As in Bagnall's story, what is notable here is how much knowledge about Akhen­aten is presupposed for the satire to work. Haggard assumes that the readers of The Strand Magazine know about Akhenaten's religious reforms, his supposed phys­ical deformity and his devotion to Nefertiti. Weigall certainly succeeded in giving Akhenaten and Nefertiti distinct characters for the non-specialist.

Although a potential figure of fun, the Edwardian Akhenaten was also rele­vant to topical issues that were debated in novels, particularly religious questions. Alternative religions were a major cultural phenomenon at the end of the nine­teenth century and the beginning of the twentieth. One of their characteristic features was an interest in eastern mysticism ancient and modern, especially Egyptian and Tibetan. The success, at various times, of Swedenborgianism, Mesmerism, Spiritualism and various types of Theosophy showed how much public appetite there was for new and exotic forms of religious belief to supple­ment or replace orthodox forms of Christianity. People involved in religious and social reform were often attracted to them. Akhenaten has an obvious part to play here. He was seen as a charismatic figure, and a common thread of early twentieth-century alternative religions was the presence of a central revelatory figure, a sort of guru. His teachings also seemed progressive and relevant, yet not too far from Christianity: reassuringly western, in fact, like those who had reinterpreted eastern philosophies to produce Theosophy and Anthroposophy. b

Akhenaten's religion could easily be seen as pointing the way ahead in an imperi­alist world which was obsessed with materialism and had lost a proper sense of human values. This is the tenor of two very interesting novelistic treatments of the Akhenaten legend, A Wife out of Egypt (1913) and There Was a King in Egypt (1918) by Norma Lorimer (1864-1948).

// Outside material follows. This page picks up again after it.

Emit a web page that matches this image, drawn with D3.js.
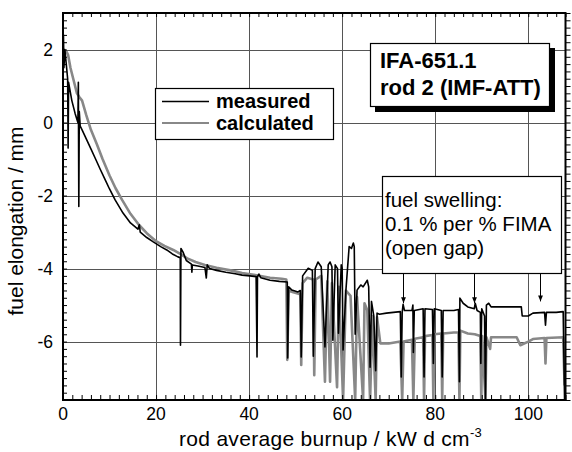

Lorimer, though now long out of print and forgotten, was a very successful writer in the first two decades of the twentieth century. The British Library catalogue lists thirty-four books by her, and her Akhenaten novels went into sev­eral cheap two-shilling editions after enthusiastic reviews. A beautiful and thrill­ing romance', said The Daily Sketch of There Was a King in Egypt. Lorimer was a fine writer, with a gift for dialogue and the sensuous description of landscape. She deserves to be better known. Her forte was romance and travelogue spiced with a dash of mysticism, and her Egypt novels are part of a sub-genre of romances with Egyptian settings that were very popular in late Victorian and Edwardian times.17 Their Egyptian settings reflect the growth of tourism to Egypt and its popularity as a honeymoon destination. But Lorimer also cared passionately about the political situation in modern Egypt. She was enraged by Muslim dis­crimination against the Christian Copts, but even more by the patronising atti­tude of the British colonialists to the Egyptians. 'He hadn't the slightest idea of what he really meant by the word natives, whether Mohammedans, Copts, Greeks or Persians', she writes of one of her characters. Unusually, Lorimer's fiction presents the physical remains of the pharaonic past as a token of the future possibilities of an Egypt governed by its own people, rather than as a symbol of the lost glories it would never regain. She is also sharply critical of unimaginative reactions to ancient monuments nourished by books of the Sunday School type, which can only see the biblical parallels. In this context, Akhenaten is useful for Lorimer's political agenda, as a great figure of the glorious past, but with pro­gressive ideas that are applicable to the modern world. He is an exemplar both for political and for religious advancement.